Did Viewers Realize Dany Got Three Dragons As A Child?

2025-08-30 00:04:35 163

5 Answers

Yolanda
Yolanda
2025-08-31 23:29:57
I love how small details change the flavor of a story: in the novels Daenerys is a child when three dragons are born from supposedly petrified eggs, and that knowledge makes the hatchings feel almost tragic as well as miraculous. Watching the show for the first time with friends, someone asked, “She got three right away?” and we all laughed at the spectacle, not the age issue. Later we compared notes and realized book-readers had known she was underage; the adaptation smoothed that rough edge by making her older on screen.

Beyond that, the three dragons are named for major figures—Drogon for Khal Drogo, Rhaegal for Rhaegar, and Viserion for Viserys—so whether you saw the scene as childlike wonder or adult ascension, the names themselves carry a lot of emotional weight. If you want a deeper dive, flipping back to the first novel or a timeline chart really highlights how different the experience is depending on which version you encountered first.
Sienna
Sienna
2025-09-01 10:20:49
If you only watched 'Game of Thrones' on TV, chances are you didn’t immediately think of Daenerys as a child when she hatched three dragons. The show presents the scene as mythic and awe-inspiring: three frozen eggs, a funeral pyre, and then life. It’s cinematic and meant to feel like the rebirth of a dynasty. But if you flip back to 'A Game of Thrones'—the novel—Dany is thirteen at that point, so the phrase “as a child” is actually accurate in Martin’s text. That discrepancy caused a lot of debate among fans once people compared book timelines to the on-screen ages, especially around the controversial wedding and the portrayal of intimacy.

Also, think about the way names clue you in: Drogon, Rhaegal, and Viserion weren’t random—they’re tied to important people in her life, which made the scene hit harder for anyone who knew the Targaryen family history from the books. So some viewers did realize, mostly readers, while many show-only viewers experienced the moment without that age context and focused on the wonder and symbolism instead.
Willow
Willow
2025-09-02 04:34:50
I used to explain this to friends like this: the books and the TV series are telling the same scene through different lenses. In 'A Song of Ice and Fire' the writer’s timeline places Daenerys as very young when those three dragons are born; the line about her being a child is explicit to readers and it forces you to interpret subsequent events—the marriage, the power dynamics, the trauma—in a different moral light. The HBO version adjusted ages and presentation, so for a huge chunk of the audience the hatchings read as the moment a young woman seizes destiny. That editorial choice made the dragons part of an empowerment arc instead of complicating the ethics of adult-child relationships on screen.

I think many viewers only realized the book-age detail later, during discussions and article reads, which sparked waves of criticism about depiction and consent.
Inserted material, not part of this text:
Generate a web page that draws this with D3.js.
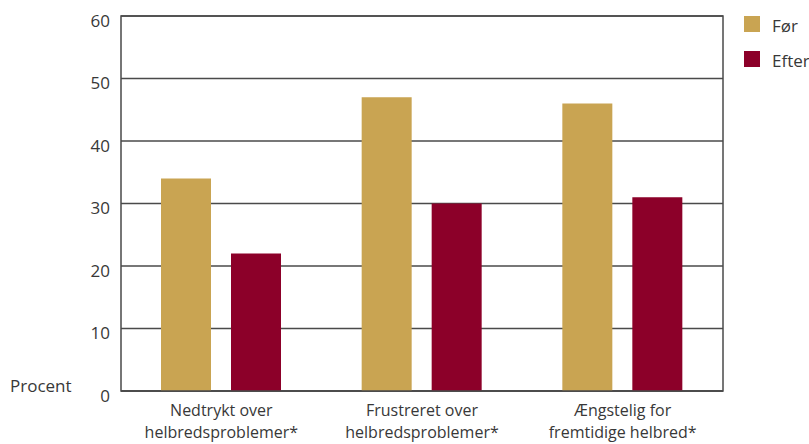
<!DOCTYPE html>
<html><head><meta charset="utf-8">
<script src="https://cdn.jsdelivr.net/npm/d3@7"></script>
<style>body{margin:0;background:#fff}svg{display:block}text{font-family:"Open Sans",sans-serif;fill:#383838}</style>
</head><body><svg id="c" width="809" height="444"></svg>
<script>
const categories = [["Nedtrykt over","helbredsproblemer*"],["Frustreret over","helbredsproblemer*"],["Ængstelig for","fremtidige helbred*"]];
const series = ["Før","Efter"];
const before = [34,47,46];
const after = [22,30,31];
const yTicks = [0,10,20,30,40,50,60];
const colors = ["#C9A452","#8C0029"];

const svg = d3.select("#c");
const L=121,R=723,T=16,B=391;
const y = d3.scaleLinear().domain([0,60]).range([B,T]);
const x0 = d3.scaleBand().domain(d3.range(categories.length)).range([L,R]);
const x1 = d3.scaleBand().domain(series).range([40,160]).paddingInner(2-120/70);

// gridlines
svg.append("g").selectAll("line").data(yTicks).join("line")
 .attr("x1",L).attr("x2",R).attr("y1",d=>y(d)).attr("y2",d=>y(d))
 .attr("stroke","#4a4a4a").attr("stroke-width",1.5);
// frame
svg.append("rect").attr("x",L).attr("y",T).attr("width",R-L).attr("height",B-T)
 .attr("fill","none").attr("stroke","#4a4a4a").attr("stroke-width",1.5);

const vals = [before,after];
const g = svg.append("g");
categories.forEach((c,i)=>{
  series.forEach((s,j)=>{
    g.append("rect").attr("x",x0(i)+x1(s)).attr("width",x1.bandwidth())
     .attr("y",y(vals[j][i])).attr("height",B-y(vals[j][i])).attr("fill",colors[j]);
  });
});
// baseline over bars
svg.append("line").attr("x1",L).attr("x2",R).attr("y1",B).attr("y2",B).attr("stroke","#4a4a4a").attr("stroke-width",1.5);

// y labels
svg.append("g").selectAll("text").data(yTicks).join("text")
 .attr("x",110).attr("y",d=>y(d)+10.5).attr("text-anchor","end").attr("font-size",17).text(d=>d);
svg.append("text").attr("x",10).attr("y",392).attr("font-size",17).text("Procent");

// category labels
categories.forEach((c,i)=>{
  const t = svg.append("text").attr("text-anchor","middle").attr("font-size",16);
  c.forEach((line,k)=>t.append("tspan").attr("x",x0(i)+x0.bandwidth()/2).attr("y",416+k*22).text(line));
});

// legend
series.forEach((s,j)=>{
  svg.append("rect").attr("x",744).attr("y",16+j*35).attr("width",16).attr("height",16).attr("fill",colors[j]);
  svg.append("text").attr("x",772).attr("y",32+j*35).attr("font-size",17).text(s);
});
</script></body></html>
Which is why re-reading the source text or checking timelines in fan wikis can totally shift your take on those early chapters.
Anna
Anna
2025-09-05 05:57:49
Watching the early episodes of 'Game of Thrones' again, I was struck by how differently book-readers and show-only viewers experienced Daenerys’s dragon moment. In 'A Game of Thrones' she’s technically a child—around thirteen—when she hatches the three dragon eggs on Khal Drogo’s funeral pyre. That little detail is huge in the books, and it changed how readers felt about the wedding, the power shift, and the darker bits of her story.

When HBO adapted it, they aged her up for the screen and Emilia Clarke’s performance framed the scene as a young woman coming into power rather than a child surviving trauma. So many viewers who discovered Dany first on TV didn’t realize the original text positioned her as underage. I remember arguing about this in a forum years ago: people who’d read the novels were like, “Of course—she was a child,” while stream-watchers talked mainly about the spectacle of three dragons hatching and what that meant politically. The adaptation choice softened a lot of moral discomfort and shifted the conversation toward fantasy rebirth and destiny rather than the ethics of the relationships that led to that moment.
Victoria
Victoria
2025-09-05 21:44:32
Short version: readers knew sooner. When I first read 'A Game of Thrones' it felt different from watching the show because in the book Dany is a child when the dragons hatch—around thirteen—so the event is more disturbing and bittersweet. The show deliberately aged her up, so many viewers assumed she was an adult, which reframed the whole sequence into empowerment fantasy. Either way, most people noticed the three eggs becoming Drogon, Rhaegal, and Viserion, but only the book crowd usually caught the age detail right away.